>> START DATASET EXTRACT
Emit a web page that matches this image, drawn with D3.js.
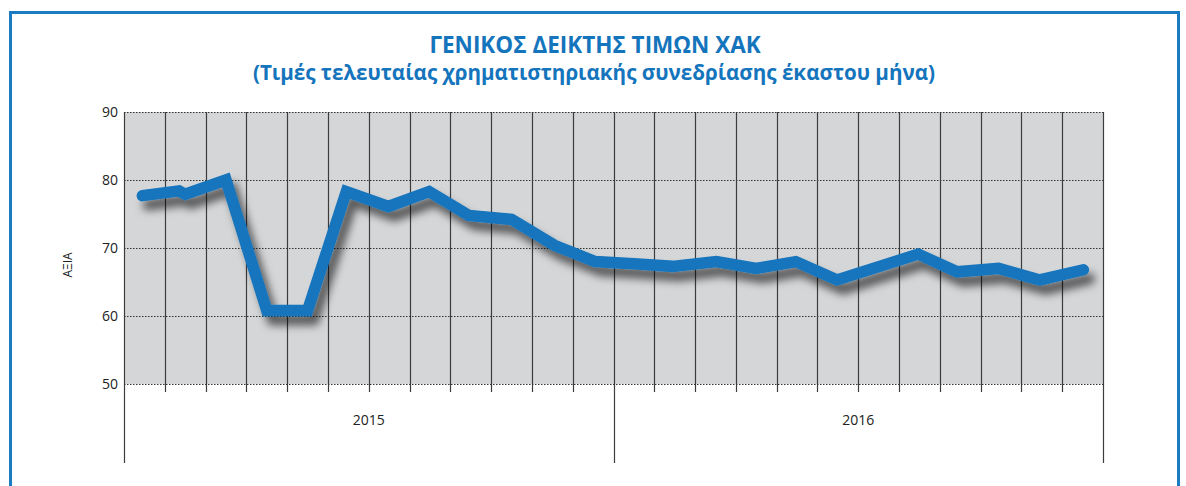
<!DOCTYPE html>
<html>
<head>
<meta charset="utf-8">
<script src="https://cdn.jsdelivr.net/npm/d3@7"></script>
<style>
  body { margin: 0; background: #fff; }
  text { font-family: "Open Sans", "Noto Sans", sans-serif; }
</style>
</head>
<body>
<div id="chart"></div>
<script>
/*
DATA
*/
const years = ["2015", "2016"];
const monthsPerYear = 12;
const yTicks = [50, 60, 70, 80, 90];
// position of each plotted session, counted in months from January 2015
const sessionPos = [0.45, 1.35, 1.5, 2.5, 3.5, 4.5, 5.45, 6.48, 7.48, 8.45, 9.5, 10.55, 11.55,
  12.5, 13.45, 14.52, 15.5, 16.47, 17.48, 19.47, 20.42, 21.44, 22.45, 23.52];
const indexValues = [77.7, 78.4, 77.9, 80.0, 60.8, 60.8, 78.3, 76.1, 78.3, 74.8, 74.2, 70.4, 68.0,
  67.7, 67.3, 68.0, 67.0, 68.0, 65.3, 69.1, 66.5, 67.0, 65.3, 66.8];

const title = "ΓΕΝΙΚΟΣ ΔΕΙΚΤΗΣ ΤΙΜΩΝ ΧΑΚ";
const subtitle = "(Τιμές τελευταίας χρηματιστηριακής συνεδρίασης έκαστου μήνα)";
const yLabel = "ΑΞΙΑ";

/*
SET UP
*/
const w = 1186;
const h = 486;
const m = { top: 112, right: 83, bottom: 102, left: 124 };
const blue = "#1474bc";

const svg = d3.select("#chart").append("svg")
  .attr("width", w)
  .attr("height", h);

const defs = svg.append("defs");
const shadow = defs.append("filter")
  .attr("id", "shadow")
  .attr("x", "-10%").attr("y", "-20%")
  .attr("width", "130%").attr("height", "160%");
shadow.append("feDropShadow")
  .attr("dx", 6).attr("dy", 9)
  .attr("stdDeviation", 4.5)
  .attr("flood-color", "#000")
  .attr("flood-opacity", 0.6);

// frame
svg.append("rect")
  .attr("x", 10.5).attr("y", 12.5)
  .attr("width", 1168).attr("height", 500)
  .attr("fill", "none")
  .attr("stroke", "#1a7bc0")
  .attr("stroke-width", 3);

// titles
svg.append("text")
  .attr("x", 595).attr("y", 53)
  .attr("text-anchor", "middle")
  .attr("fill", blue)
  .attr("font-size", 22.5).attr("font-weight", "bold")
  .text(title);
svg.append("text")
  .attr("x", 594).attr("y", 80)
  .attr("text-anchor", "middle")
  .attr("fill", blue)
  .attr("font-size", 20.6).attr("font-weight", "bold")
  .text(subtitle);

/*
SCALES
*/
const nMonths = years.length * monthsPerYear;
const x = d3.scaleLinear().domain([0, nMonths]).range([m.left, w - m.right]);
const y = d3.scaleLinear().domain([50, 90]).range([h - m.bottom, m.top]);

// plot background
svg.append("rect")
  .attr("x", x(0)).attr("y", y(90))
  .attr("width", x(nMonths) - x(0))
  .attr("height", y(50) - y(90))
  .attr("fill", "#d5d6d8");

// month grid lines (with small ticks below)
svg.append("g")
  .selectAll("line")
  .data(d3.range(1, nMonths))
  .join("line")
  .attr("x1", (d) => Math.round(x(d)) + 0.5)
  .attr("x2", (d) => Math.round(x(d)) + 0.5)
  .attr("y1", y(90))
  .attr("y2", (d) => (d % monthsPerYear === 0 ? 463 : y(50) + 8))
  .attr("stroke", "#3c3c3c")
  .attr("stroke-width", 1.2);

// outer verticals
svg.append("g")
  .selectAll("line")
  .data([0, nMonths])
  .join("line")
  .attr("x1", (d) => Math.round(x(d)) + 0.5)
  .attr("x2", (d) => Math.round(x(d)) + 0.5)
  .attr("y1", y(90))
  .attr("y2", 463)
  .attr("stroke", "#3c3c3c")
  .attr("stroke-width", 1.2);

// horizontal dotted grid
svg.append("g")
  .selectAll("line")
  .data(yTicks)
  .join("line")
  .attr("x1", x(0)).attr("x2", x(nMonths))
  .attr("y1", (d) => Math.round(y(d)) + 0.5)
  .attr("y2", (d) => Math.round(y(d)) + 0.5)
  .attr("stroke", "#333")
  .attr("stroke-width", 1)
  .attr("stroke-dasharray", "1.5,1.5");

// y axis labels
const yAxis = d3.axisLeft(y).tickValues(yTicks).tickSize(0).tickPadding(6);
svg.append("g")
  .attr("transform", `translate(${x(0)},0)`)
  .call(yAxis)
  .call((g) => g.select(".domain").remove())
  .selectAll("text")
  .attr("font-size", 14)
  .attr("fill", "#222")
  .attr("font-family", "Open Sans, sans-serif");

svg.append("text")
  .attr("transform", `translate(72,265) rotate(-90)`)
  .attr("text-anchor", "middle")
  .attr("font-size", 12)
  .attr("fill", "#222")
  .text(yLabel);

// year labels
svg.append("g")
  .selectAll("text")
  .data(years)
  .join("text")
  .attr("x", (d, i) => x(i * monthsPerYear + monthsPerYear / 2))
  .attr("y", 425)
  .attr("text-anchor", "middle")
  .attr("font-size", 14)
  .attr("fill", "#222")
  .text((d) => d);

/*
LINE
*/
const points = sessionPos.map((p, i) => [p, indexValues[i]]);
const line = d3.line()
  .x((d) => x(d[0]))
  .y((d) => y(d[1]));

svg.append("path")
  .datum(points)
  .attr("d", line)
  .attr("fill", "none")
  .attr("stroke", blue)
  .attr("stroke-width", 11.5)
  .attr("stroke-linejoin", "miter")
  .attr("stroke-linecap", "round")
  .attr("filter", "url(#shadow)");
</script>
</body>
</html>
>> END DATASET EXTRACT
Pull every line containing the word "with" out of the material.

◆ RESULT OF THIS TASK:
Emit a web page that matches this image, drawn with D3.js.
// month grid lines (with small ticks below)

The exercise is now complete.